▶ [Aim of the task]
Of the lines listed below, return exactly those that run from the line containing "Rebuild this chart" through the line containing "plt.rcParams['font.family'] = ['Liberation", both included.

** begin **

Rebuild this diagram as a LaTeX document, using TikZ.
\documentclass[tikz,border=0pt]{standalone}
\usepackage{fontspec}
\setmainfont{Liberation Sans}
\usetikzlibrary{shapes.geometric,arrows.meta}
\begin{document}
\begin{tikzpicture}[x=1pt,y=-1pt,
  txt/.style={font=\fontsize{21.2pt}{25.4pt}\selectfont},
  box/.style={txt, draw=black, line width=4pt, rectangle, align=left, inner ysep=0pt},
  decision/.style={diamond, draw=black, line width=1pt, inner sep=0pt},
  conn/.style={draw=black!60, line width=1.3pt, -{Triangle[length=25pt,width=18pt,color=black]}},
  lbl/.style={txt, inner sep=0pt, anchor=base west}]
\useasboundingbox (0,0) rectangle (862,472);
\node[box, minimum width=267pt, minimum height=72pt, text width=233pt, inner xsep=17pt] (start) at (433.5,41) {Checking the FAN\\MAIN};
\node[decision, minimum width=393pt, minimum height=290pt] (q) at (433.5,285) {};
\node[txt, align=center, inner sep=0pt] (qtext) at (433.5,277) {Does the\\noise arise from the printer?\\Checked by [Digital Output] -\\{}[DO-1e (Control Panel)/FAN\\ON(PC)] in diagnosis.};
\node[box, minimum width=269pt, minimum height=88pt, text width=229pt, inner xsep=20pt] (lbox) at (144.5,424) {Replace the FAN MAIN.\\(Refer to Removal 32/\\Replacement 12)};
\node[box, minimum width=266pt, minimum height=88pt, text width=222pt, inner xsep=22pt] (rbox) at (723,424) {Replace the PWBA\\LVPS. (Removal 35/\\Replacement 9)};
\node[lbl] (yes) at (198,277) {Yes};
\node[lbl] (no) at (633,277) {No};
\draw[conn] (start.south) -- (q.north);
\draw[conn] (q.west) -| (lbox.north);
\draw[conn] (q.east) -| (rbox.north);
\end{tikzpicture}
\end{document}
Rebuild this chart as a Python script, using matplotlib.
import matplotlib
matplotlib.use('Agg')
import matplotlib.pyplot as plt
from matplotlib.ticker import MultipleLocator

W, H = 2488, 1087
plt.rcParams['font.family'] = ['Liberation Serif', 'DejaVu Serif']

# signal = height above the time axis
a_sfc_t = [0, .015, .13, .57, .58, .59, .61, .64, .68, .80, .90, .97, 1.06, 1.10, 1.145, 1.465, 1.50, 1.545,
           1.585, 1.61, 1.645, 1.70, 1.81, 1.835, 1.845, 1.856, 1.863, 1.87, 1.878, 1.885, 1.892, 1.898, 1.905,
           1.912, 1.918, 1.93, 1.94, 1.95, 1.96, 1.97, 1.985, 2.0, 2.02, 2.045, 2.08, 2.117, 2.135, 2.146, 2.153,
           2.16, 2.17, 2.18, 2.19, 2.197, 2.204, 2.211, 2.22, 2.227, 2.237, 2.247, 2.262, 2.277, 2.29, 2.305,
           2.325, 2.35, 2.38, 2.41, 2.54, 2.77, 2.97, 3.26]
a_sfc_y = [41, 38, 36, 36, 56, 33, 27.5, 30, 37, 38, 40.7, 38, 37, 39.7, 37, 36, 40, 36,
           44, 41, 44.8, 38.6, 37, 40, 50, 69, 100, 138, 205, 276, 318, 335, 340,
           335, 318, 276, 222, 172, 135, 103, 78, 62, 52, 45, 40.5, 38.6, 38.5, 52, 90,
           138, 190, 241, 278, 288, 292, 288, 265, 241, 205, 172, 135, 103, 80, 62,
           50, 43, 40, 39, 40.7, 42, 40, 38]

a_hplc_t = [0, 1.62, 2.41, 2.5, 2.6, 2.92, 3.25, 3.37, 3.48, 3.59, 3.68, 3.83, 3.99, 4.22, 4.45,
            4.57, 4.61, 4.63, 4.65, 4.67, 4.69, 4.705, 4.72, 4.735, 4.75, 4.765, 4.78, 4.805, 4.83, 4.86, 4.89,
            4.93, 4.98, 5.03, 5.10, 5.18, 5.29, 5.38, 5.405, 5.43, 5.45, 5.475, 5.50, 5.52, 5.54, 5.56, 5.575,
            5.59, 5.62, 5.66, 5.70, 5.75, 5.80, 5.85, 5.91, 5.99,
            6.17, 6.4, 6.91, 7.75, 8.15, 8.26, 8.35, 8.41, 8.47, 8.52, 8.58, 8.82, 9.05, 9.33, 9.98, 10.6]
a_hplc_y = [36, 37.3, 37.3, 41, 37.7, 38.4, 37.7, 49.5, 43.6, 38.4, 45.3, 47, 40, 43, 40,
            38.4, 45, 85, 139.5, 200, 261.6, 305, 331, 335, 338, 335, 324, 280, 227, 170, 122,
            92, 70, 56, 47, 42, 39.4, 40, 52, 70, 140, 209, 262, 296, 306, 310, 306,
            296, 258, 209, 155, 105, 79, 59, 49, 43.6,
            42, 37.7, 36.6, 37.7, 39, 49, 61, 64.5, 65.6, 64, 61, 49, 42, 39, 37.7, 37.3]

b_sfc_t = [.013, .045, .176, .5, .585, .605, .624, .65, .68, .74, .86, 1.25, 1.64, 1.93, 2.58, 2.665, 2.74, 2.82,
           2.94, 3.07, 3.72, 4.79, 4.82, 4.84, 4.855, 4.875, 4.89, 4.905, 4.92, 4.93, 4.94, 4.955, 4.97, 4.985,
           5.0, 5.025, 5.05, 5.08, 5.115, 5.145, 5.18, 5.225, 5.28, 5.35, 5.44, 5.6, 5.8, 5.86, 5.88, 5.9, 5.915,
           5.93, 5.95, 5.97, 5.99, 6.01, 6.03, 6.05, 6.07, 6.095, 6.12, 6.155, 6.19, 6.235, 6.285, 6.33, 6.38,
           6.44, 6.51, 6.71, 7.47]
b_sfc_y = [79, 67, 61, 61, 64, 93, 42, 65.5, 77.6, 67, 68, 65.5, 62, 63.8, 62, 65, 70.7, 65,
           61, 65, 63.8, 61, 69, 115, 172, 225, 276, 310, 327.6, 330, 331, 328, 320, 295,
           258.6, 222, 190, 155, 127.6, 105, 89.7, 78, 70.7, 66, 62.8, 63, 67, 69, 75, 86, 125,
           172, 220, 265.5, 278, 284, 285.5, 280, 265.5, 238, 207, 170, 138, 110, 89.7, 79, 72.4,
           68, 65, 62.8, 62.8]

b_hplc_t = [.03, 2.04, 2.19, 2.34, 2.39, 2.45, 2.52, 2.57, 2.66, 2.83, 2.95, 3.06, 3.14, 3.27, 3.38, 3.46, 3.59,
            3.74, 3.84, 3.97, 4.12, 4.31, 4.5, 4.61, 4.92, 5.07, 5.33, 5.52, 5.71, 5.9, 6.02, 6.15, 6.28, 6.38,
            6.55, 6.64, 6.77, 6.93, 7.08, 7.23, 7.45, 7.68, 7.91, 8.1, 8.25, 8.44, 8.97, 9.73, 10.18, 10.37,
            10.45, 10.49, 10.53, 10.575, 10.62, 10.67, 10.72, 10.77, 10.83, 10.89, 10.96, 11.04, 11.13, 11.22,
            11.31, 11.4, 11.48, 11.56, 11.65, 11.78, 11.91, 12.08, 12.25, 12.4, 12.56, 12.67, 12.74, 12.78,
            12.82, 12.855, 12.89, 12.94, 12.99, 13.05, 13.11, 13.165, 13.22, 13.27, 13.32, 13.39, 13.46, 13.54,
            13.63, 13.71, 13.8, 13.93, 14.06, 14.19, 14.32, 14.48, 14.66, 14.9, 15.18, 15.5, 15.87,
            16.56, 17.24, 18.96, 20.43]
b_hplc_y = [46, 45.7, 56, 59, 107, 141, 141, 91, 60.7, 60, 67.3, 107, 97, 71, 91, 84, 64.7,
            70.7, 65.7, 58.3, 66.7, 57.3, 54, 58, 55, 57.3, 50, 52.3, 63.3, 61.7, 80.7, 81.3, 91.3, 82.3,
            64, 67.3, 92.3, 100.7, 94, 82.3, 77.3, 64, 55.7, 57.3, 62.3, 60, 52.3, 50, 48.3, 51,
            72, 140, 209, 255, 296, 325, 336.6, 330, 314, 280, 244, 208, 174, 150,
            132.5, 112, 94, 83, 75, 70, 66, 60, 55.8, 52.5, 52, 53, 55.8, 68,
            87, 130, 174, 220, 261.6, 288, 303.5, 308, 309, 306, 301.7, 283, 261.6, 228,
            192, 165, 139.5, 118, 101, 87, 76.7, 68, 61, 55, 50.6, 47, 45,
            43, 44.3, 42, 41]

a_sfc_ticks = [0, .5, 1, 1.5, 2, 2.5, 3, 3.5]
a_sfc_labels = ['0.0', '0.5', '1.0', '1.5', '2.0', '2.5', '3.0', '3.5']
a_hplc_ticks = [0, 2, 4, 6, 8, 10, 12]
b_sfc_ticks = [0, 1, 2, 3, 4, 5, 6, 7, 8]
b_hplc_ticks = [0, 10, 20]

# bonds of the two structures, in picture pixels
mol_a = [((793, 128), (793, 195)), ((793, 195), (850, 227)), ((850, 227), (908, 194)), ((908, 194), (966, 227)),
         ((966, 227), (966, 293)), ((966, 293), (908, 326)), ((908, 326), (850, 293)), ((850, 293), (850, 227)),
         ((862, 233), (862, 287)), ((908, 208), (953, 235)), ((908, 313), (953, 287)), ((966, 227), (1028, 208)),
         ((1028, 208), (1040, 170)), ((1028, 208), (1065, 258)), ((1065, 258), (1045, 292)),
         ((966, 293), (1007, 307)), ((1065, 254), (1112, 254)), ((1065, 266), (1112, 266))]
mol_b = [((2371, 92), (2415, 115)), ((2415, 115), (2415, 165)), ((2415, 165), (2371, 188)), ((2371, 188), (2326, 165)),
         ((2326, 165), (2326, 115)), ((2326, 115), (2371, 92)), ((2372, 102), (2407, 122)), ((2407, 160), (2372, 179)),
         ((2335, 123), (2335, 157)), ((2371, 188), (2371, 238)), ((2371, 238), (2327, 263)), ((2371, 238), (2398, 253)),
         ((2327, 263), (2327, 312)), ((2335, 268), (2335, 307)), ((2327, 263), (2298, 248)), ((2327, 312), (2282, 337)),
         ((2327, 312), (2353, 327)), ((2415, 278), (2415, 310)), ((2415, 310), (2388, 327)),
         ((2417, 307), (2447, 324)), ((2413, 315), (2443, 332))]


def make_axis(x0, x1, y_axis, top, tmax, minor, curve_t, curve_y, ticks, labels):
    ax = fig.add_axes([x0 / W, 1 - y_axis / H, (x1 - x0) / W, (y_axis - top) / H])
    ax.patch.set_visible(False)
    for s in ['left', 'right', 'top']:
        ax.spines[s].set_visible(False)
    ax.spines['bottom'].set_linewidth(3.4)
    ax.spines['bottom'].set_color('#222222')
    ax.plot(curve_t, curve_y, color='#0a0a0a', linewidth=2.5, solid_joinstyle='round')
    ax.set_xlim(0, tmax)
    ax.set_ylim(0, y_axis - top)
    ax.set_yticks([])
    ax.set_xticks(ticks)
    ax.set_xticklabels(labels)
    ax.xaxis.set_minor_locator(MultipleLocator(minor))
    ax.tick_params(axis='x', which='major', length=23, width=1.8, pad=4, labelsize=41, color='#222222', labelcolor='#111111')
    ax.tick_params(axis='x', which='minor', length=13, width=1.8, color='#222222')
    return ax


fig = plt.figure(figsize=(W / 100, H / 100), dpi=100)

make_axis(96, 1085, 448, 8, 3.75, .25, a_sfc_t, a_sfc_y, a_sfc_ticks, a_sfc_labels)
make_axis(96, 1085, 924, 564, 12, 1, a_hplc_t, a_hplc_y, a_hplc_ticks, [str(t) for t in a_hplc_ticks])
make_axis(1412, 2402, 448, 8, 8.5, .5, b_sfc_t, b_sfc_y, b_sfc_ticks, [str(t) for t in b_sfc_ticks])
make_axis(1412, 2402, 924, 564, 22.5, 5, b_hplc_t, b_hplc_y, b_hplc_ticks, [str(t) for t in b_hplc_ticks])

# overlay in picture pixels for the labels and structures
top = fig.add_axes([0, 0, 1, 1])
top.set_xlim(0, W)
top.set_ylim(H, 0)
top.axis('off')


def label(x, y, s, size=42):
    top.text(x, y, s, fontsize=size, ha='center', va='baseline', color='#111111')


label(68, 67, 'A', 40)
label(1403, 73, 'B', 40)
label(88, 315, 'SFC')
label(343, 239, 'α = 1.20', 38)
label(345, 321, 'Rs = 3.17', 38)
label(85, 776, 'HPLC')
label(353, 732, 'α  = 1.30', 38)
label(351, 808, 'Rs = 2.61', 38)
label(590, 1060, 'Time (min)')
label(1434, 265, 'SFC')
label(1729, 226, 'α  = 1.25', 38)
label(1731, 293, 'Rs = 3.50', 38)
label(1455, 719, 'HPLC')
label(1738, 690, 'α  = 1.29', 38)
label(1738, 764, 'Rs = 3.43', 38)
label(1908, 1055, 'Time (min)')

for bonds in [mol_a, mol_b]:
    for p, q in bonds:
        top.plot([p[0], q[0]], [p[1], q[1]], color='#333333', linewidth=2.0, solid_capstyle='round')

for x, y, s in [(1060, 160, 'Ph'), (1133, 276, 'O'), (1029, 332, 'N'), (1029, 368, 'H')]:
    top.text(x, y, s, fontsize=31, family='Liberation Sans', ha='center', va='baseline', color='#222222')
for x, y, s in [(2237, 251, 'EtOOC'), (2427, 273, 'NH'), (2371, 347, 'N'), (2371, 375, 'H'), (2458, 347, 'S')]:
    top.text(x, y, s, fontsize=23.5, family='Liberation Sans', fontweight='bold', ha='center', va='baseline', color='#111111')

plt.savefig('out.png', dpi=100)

** end **

▶ [Reply to the task]
Rebuild this chart as a Python script, using matplotlib.
import matplotlib
matplotlib.use('Agg')
import matplotlib.pyplot as plt
from matplotlib.ticker import MultipleLocator

W, H = 2488, 1087
plt.rcParams['font.family'] = ['Liberation Serif', 'DejaVu Serif']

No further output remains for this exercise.